Between 2009 and 2012, we were privileged to have lacquer master, Eric Stocker, in the workshop, training our artisans and producing our pieces using the techniques of natural lacquerware and gesso work. The meeting between Eric’s lifetime of experience in lacquer and gilding and my own search for precious materials resulted in the development of some very beautiful and innovative new finishes.
Eric comes from a long line of artisans. His Austrian great grandfather was a master of mosaic who came to France in the late 1800s on the wave of the Art Nouveau fashion of that period. His grandfather continued the mosaic work of his father decorating the shop fronts of the now preserved Art Nouveau buildings of Nantes in Brittany. Eric’s father became a master in gilding and gesso work, and his family became the foremost gilding artisans in France. Eric grew up in Brittany surrounded by the art collections of his ancestors. As a young teenager Eric worked as his father’s apprentice in the family’s gilding workshop, but then at the age of 16 he was drawn to Paris, to the lively artists’ quarter of Montparnasse, where he entered the lacquer atelier of Pierre Bobot.
Pierre Bobot was then 74 years old and had worked with the iconic designers and lacquer artists of the 1920s, most notably Jean Dunand and Eileen Gray. Eric was lucky enough during the first six months of his apprenticeship to meet Eileen Grey in her apartment on rue Bonaparte. He had gone there with Mr Bobot to collect her 1922 screen for restoration. This was 1974, and Eileen Grey was 96 years old. She died two years later on 31 October 1976. Eric assisted Mr Bobot, learning how to mix pigments, make the special animal glues, attend to the care of brushes and other instruments. It was also his job to sweep the floors and keep the atelier in order. Eric was one of the last lacquer artists in Europe to learn his craft in the traditional way through an apprenticeship under a Master. This thorough training stood him in particularly good stead for what he was destined to do in Asia in the future.

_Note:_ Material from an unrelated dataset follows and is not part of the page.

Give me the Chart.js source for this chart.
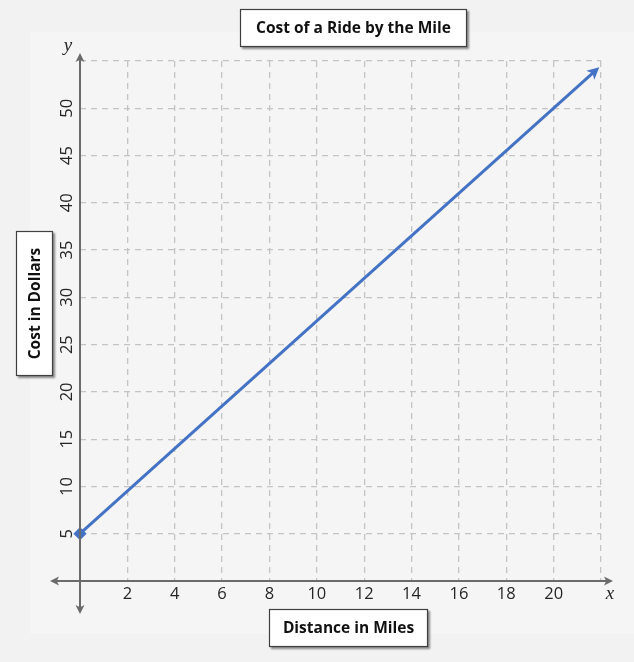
<!DOCTYPE html>
<html>
<head>
<meta charset="utf-8">
<title>Cost of a Ride by the Mile</title>
<script src="https://cdn.jsdelivr.net/npm/chart.js@4.4.0/dist/chart.umd.min.js"></script>
<style>
  body { margin: 0; background: #f2f2f2; }
  canvas { display: block; }
</style>
</head>
<body>
<canvas id="ridechart" width="634" height="662"></canvas>
<script>
// values
const distance = [0, 21.8];
const cost = [5, 54.05];
const xTicks = [2, 4, 6, 8, 10, 12, 14, 16, 18, 20];
const yTicks = [5, 10, 15, 20, 25, 30, 35, 40, 45, 50];

const chartTitle = "Cost of a Ride by the Mile";
const xTitle = "Distance in Miles";
const yTitle = "Cost in Dollars";

const axisColor = "#6b6b6b";
const lineColor = "#4472c4";

// little helper for the white label boxes with a shadow
function labelBox(ctx, x, y, w, h, text, rotate) {
  ctx.save();
  ctx.shadowColor = "rgba(0,0,0,0.45)";
  ctx.shadowOffsetX = 2;
  ctx.shadowOffsetY = 2;
  ctx.shadowBlur = 2;
  ctx.fillStyle = "#ffffff";
  ctx.fillRect(x, y, w, h);
  ctx.restore();
  ctx.save();
  ctx.strokeStyle = "#404040";
  ctx.lineWidth = 1.2;
  ctx.strokeRect(x + 0.5, y + 0.5, w - 1, h - 1);
  ctx.fillStyle = "#111111";
  ctx.font = "bold 15.5px 'Open Sans', sans-serif";
  ctx.textAlign = "center";
  ctx.textBaseline = "middle";
  ctx.translate(x + w / 2, y + h / 2);
  if (rotate) ctx.rotate(-Math.PI / 2);
  ctx.fillText(text, 0, 1);
  ctx.restore();
}

function arrowHead(ctx, x, y, angle, size, color) {
  ctx.save();
  ctx.translate(x, y);
  ctx.rotate(angle);
  ctx.fillStyle = color;
  ctx.beginPath();
  ctx.moveTo(0, 0);
  ctx.lineTo(-size, -size * 0.5);
  ctx.lineTo(-size * 0.75, 0);
  ctx.lineTo(-size, size * 0.5);
  ctx.closePath();
  ctx.fill();
  ctx.restore();
}

const background = {
  id: "background",
  beforeDraw(chart) {
    const ctx = chart.ctx;
    ctx.save();
    ctx.fillStyle = "#f2f2f2";
    ctx.fillRect(0, 0, chart.width, chart.height);
    ctx.fillStyle = "#f5f5f5";
    ctx.fillRect(30, 32, chart.width - 30, chart.height - 60);
    ctx.restore();
  },
};

const axesAndLabels = {
  id: "axesAndLabels",
  afterDatasetsDraw(chart) {
    const ctx = chart.ctx;
    const xs = chart.scales.x;
    const ys = chart.scales.y;
    const x0 = xs.getPixelForValue(0);
    const y0 = ys.getPixelForValue(0);
    const area = chart.chartArea;

    // axes with arrows at both ends
    ctx.save();
    ctx.strokeStyle = axisColor;
    ctx.lineWidth = 2;
    ctx.beginPath();
    ctx.moveTo(52, y0);
    ctx.lineTo(area.right + 10, y0);
    ctx.moveTo(x0, area.top - 6);
    ctx.lineTo(x0, 612);
    ctx.stroke();
    ctx.restore();
    arrowHead(ctx, area.right + 12, y0, 0, 9, axisColor);
    arrowHead(ctx, 50, y0, Math.PI, 9, axisColor);
    arrowHead(ctx, x0, area.top - 8, -Math.PI / 2, 9, axisColor);
    arrowHead(ctx, x0, 614, Math.PI / 2, 9, axisColor);

    // tick labels
    ctx.save();
    ctx.fillStyle = "#262626";
    ctx.font = "16.5px 'Open Sans', sans-serif";
    ctx.textAlign = "center";
    ctx.textBaseline = "middle";
    xTicks.forEach((v) => {
      ctx.fillText(String(v), xs.getPixelForValue(v), y0 + 13);
    });
    yTicks.forEach((v) => {
      ctx.save();
      ctx.translate(x0 - 13, ys.getPixelForValue(v));
      ctx.rotate(-Math.PI / 2);
      ctx.fillText(String(v), 0, 0);
      ctx.restore();
    });
    ctx.font = "italic 19px 'Liberation Serif', serif";
    ctx.fillText("y", x0 - 12, area.top - 15);
    ctx.fillText("x", area.right + 9, y0 + 13);
    ctx.restore();

    // arrow on the end of the cost line
    const pts = chart.getDatasetMeta(0).data;
    const a = pts[pts.length - 2];
    const b = pts[pts.length - 1];
    const ang = Math.atan2(b.y - a.y, b.x - a.x);
    arrowHead(ctx, b.x + Math.cos(ang) * 4, b.y + Math.sin(ang) * 4, ang, 12, lineColor);

    labelBox(ctx, 240, 9, 227, 38, chartTitle, false);
    labelBox(ctx, 269, 609, 159, 38, xTitle, false);
    labelBox(ctx, 16, 231, 37, 145, yTitle, true);
  },
};

const gridStyle = {
  color: "#c4c4c4",
  lineWidth: 1.3,
  drawTicks: false,
};

new Chart(document.getElementById("ridechart"), {
  type: "line",
  data: {
    datasets: [
      {
        data: distance.map((d, i) => ({ x: d, y: cost[i] })),
        borderColor: lineColor,
        backgroundColor: lineColor,
        borderWidth: 3,
        pointRadius: [4.5, 0],
        pointStyle: "rectRot",
        tension: 0,
        clip: false,
      },
    ],
  },
  options: {
    responsive: false,
    animation: false,
    devicePixelRatio: 1,
    layout: { padding: { left: 80, right: 33, top: 61, bottom: 81 } },
    plugins: {
      legend: { display: false },
      tooltip: { enabled: false },
      title: { display: false },
    },
    scales: {
      x: {
        type: "linear",
        min: 0,
        max: 22,
        ticks: { stepSize: 2, display: false },
        grid: gridStyle,
        border: { display: false, dash: [6, 5] },
      },
      y: {
        type: "linear",
        min: 0,
        max: 55,
        ticks: { stepSize: 5, display: false },
        grid: gridStyle,
        border: { display: false, dash: [6, 5] },
      },
    },
  },
  plugins: [background, axesAndLabels],
});
</script>
</body>
</html>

A one-of-a-kind tansu that Eric and Alexander created with gesso and natural lacquer.
The Fourgere dining table finished with Calligrapher's lacquer.
After finishing his apprenticeship, Eric lived for a number of years in the Southwest French town of Lot et Garonne. He spent months at a time in relative isolation restoring the gilded tabernacles and pillars of the churches of the Pyrenees villages along the St Jacques de Compostelle pilgrimage route. But he also continued to learn and expand his skills, working with Patrick Betaudier, an artist and art historian from Chicago who had relocated to Lot et Garonne. Patrick specialized in the chiaroscuro and oil glazing techniques of the great 15th and 16th Century painters such as Caravaggio.
Eric had always wanted to travel to the home of lacquer – Southeast Asia – to find the source of the material that he had worked with his whole life. He looked for a position in a lacquer tree plantation in Vietnam, but the visa restrictions for freelance workers were too difficult at that time. Then in 1997 Eric was invited by the European Union to go to Cambodia to run a project assisting in the revival of the troubled country’s artistic and artisanal skills. A large part of this project would be dedicated to lacquer, and Eric was asked to set up a school to train local people in lacquer and gilding skills. Eric arrived in Siem Riep, Cambodia, in 1998 to begin his Asian sojourn. He soon realized that in Cambodia he would have to set up his lacquer training school completely from scratch; making his own tools, sourcing the pigments, making his own glues and traveling beyond the army checkpoints that were common in Cambodia at the time to search for lacquer trees and plantations. This is where his thorough apprenticeship training proved to be invaluable as he knew exactly what tools were required and why they needed to be of a certain form, shape or weight. Indeed, he still uses a tool today that he fashioned himself from an old motorbike carburetor. During his twelve years in Cambodia Eric trained 350 lacquer, gilding and gesso workers of whom 12 became highly skilled artisans in this field.
In joining Alexander Lamont in 2009, Eric found a place that shared his vision for innovation while deeply respecting the traditions and skills achieved over generations of patient application by past artisans. Under one roof he was able to work with masters of shagreen, parchment, gilding and straw marquetry – the core precious materials of the great Twentieth Century decorators.